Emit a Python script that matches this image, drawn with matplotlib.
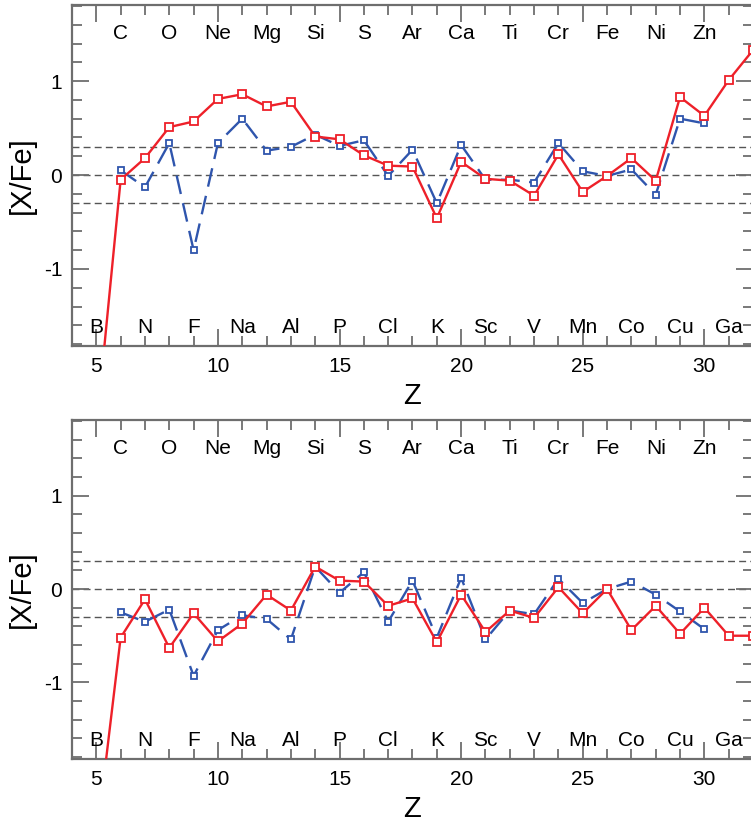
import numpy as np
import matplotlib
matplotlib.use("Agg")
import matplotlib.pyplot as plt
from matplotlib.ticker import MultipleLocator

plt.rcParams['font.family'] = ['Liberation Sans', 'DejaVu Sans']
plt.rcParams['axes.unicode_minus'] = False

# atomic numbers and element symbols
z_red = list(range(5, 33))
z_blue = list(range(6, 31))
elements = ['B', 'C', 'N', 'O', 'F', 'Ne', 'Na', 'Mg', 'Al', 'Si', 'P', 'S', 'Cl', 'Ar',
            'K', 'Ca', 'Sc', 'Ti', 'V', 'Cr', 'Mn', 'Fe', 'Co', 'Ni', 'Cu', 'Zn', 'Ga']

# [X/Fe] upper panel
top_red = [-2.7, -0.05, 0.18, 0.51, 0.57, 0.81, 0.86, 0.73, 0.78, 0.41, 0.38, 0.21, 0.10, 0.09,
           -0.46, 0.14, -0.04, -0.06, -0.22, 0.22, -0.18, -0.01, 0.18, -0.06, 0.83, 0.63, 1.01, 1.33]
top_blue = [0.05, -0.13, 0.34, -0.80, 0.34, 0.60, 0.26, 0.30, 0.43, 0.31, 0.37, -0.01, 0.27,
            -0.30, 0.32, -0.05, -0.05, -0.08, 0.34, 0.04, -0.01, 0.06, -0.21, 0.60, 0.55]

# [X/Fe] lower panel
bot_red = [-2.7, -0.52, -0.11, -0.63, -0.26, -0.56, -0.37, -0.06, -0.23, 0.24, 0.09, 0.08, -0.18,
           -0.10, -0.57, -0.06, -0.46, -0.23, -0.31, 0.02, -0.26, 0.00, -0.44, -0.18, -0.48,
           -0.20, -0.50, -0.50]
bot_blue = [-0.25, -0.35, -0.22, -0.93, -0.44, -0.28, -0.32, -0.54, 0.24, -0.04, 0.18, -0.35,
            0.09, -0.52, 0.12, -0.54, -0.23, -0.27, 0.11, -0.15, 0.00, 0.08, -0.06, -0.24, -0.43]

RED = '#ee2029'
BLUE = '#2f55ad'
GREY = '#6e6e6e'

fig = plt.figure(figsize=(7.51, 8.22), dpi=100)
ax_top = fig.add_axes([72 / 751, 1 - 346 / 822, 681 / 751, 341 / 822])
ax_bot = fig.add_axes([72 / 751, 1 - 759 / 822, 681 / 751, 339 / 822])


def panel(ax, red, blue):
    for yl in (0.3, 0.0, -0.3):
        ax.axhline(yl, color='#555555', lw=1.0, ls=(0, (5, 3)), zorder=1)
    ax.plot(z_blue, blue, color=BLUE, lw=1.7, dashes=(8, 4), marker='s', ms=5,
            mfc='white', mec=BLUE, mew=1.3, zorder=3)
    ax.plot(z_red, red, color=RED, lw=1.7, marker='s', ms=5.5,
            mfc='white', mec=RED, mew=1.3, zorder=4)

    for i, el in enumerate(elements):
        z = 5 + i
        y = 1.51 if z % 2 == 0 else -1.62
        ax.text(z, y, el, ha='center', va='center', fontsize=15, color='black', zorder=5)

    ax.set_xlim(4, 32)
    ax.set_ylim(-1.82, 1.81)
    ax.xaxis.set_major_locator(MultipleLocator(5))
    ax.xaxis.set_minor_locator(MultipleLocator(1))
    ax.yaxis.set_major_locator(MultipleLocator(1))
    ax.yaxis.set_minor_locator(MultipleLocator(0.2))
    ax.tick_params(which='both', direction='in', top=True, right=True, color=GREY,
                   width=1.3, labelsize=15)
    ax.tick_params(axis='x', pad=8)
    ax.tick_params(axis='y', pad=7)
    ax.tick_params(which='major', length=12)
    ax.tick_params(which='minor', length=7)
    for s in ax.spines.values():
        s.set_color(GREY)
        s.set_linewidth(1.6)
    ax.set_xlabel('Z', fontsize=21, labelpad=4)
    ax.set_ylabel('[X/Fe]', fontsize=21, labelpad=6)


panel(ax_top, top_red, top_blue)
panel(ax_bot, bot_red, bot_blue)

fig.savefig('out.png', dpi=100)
==========
* Given instruction *
Restate the whole listing above exactly, except for its images.

* Full answer *
Emit a Python script that matches this image, drawn with matplotlib.
import numpy as np
import matplotlib
matplotlib.use("Agg")
import matplotlib.pyplot as plt
from matplotlib.ticker import MultipleLocator

plt.rcParams['font.family'] = ['Liberation Sans', 'DejaVu Sans']
plt.rcParams['axes.unicode_minus'] = False

# atomic numbers and element symbols
z_red = list(range(5, 33))
z_blue = list(range(6, 31))
elements = ['B', 'C', 'N', 'O', 'F', 'Ne', 'Na', 'Mg', 'Al', 'Si', 'P', 'S', 'Cl', 'Ar',
            'K', 'Ca', 'Sc', 'Ti', 'V', 'Cr', 'Mn', 'Fe', 'Co', 'Ni', 'Cu', 'Zn', 'Ga']

# [X/Fe] upper panel
top_red = [-2.7, -0.05, 0.18, 0.51, 0.57, 0.81, 0.86, 0.73, 0.78, 0.41, 0.38, 0.21, 0.10, 0.09,
           -0.46, 0.14, -0.04, -0.06, -0.22, 0.22, -0.18, -0.01, 0.18, -0.06, 0.83, 0.63, 1.01, 1.33]
top_blue = [0.05, -0.13, 0.34, -0.80, 0.34, 0.60, 0.26, 0.30, 0.43, 0.31, 0.37, -0.01, 0.27,
            -0.30, 0.32, -0.05, -0.05, -0.08, 0.34, 0.04, -0.01, 0.06, -0.21, 0.60, 0.55]

# [X/Fe] lower panel
bot_red = [-2.7, -0.52, -0.11, -0.63, -0.26, -0.56, -0.37, -0.06, -0.23, 0.24, 0.09, 0.08, -0.18,
           -0.10, -0.57, -0.06, -0.46, -0.23, -0.31, 0.02, -0.26, 0.00, -0.44, -0.18, -0.48,
           -0.20, -0.50, -0.50]
bot_blue = [-0.25, -0.35, -0.22, -0.93, -0.44, -0.28, -0.32, -0.54, 0.24, -0.04, 0.18, -0.35,
            0.09, -0.52, 0.12, -0.54, -0.23, -0.27, 0.11, -0.15, 0.00, 0.08, -0.06, -0.24, -0.43]

RED = '#ee2029'
BLUE = '#2f55ad'
GREY = '#6e6e6e'

fig = plt.figure(figsize=(7.51, 8.22), dpi=100)
ax_top = fig.add_axes([72 / 751, 1 - 346 / 822, 681 / 751, 341 / 822])
ax_bot = fig.add_axes([72 / 751, 1 - 759 / 822, 681 / 751, 339 / 822])


def panel(ax, red, blue):
    for yl in (0.3, 0.0, -0.3):
        ax.axhline(yl, color='#555555', lw=1.0, ls=(0, (5, 3)), zorder=1)
    ax.plot(z_blue, blue, color=BLUE, lw=1.7, dashes=(8, 4), marker='s', ms=5,
            mfc='white', mec=BLUE, mew=1.3, zorder=3)
    ax.plot(z_red, red, color=RED, lw=1.7, marker='s', ms=5.5,
            mfc='white', mec=RED, mew=1.3, zorder=4)

    for i, el in enumerate(elements):
        z = 5 + i
        y = 1.51 if z % 2 == 0 else -1.62
        ax.text(z, y, el, ha='center', va='center', fontsize=15, color='black', zorder=5)

    ax.set_xlim(4, 32)
    ax.set_ylim(-1.82, 1.81)
    ax.xaxis.set_major_locator(MultipleLocator(5))
    ax.xaxis.set_minor_locator(MultipleLocator(1))
    ax.yaxis.set_major_locator(MultipleLocator(1))
    ax.yaxis.set_minor_locator(MultipleLocator(0.2))
    ax.tick_params(which='both', direction='in', top=True, right=True, color=GREY,
                   width=1.3, labelsize=15)
    ax.tick_params(axis='x', pad=8)
    ax.tick_params(axis='y', pad=7)
    ax.tick_params(which='major', length=12)
    ax.tick_params(which='minor', length=7)
    for s in ax.spines.values():
        s.set_color(GREY)
        s.set_linewidth(1.6)
    ax.set_xlabel('Z', fontsize=21, labelpad=4)
    ax.set_ylabel('[X/Fe]', fontsize=21, labelpad=6)


panel(ax_top, top_red, top_blue)
panel(ax_bot, bot_red, bot_blue)

fig.savefig('out.png', dpi=100)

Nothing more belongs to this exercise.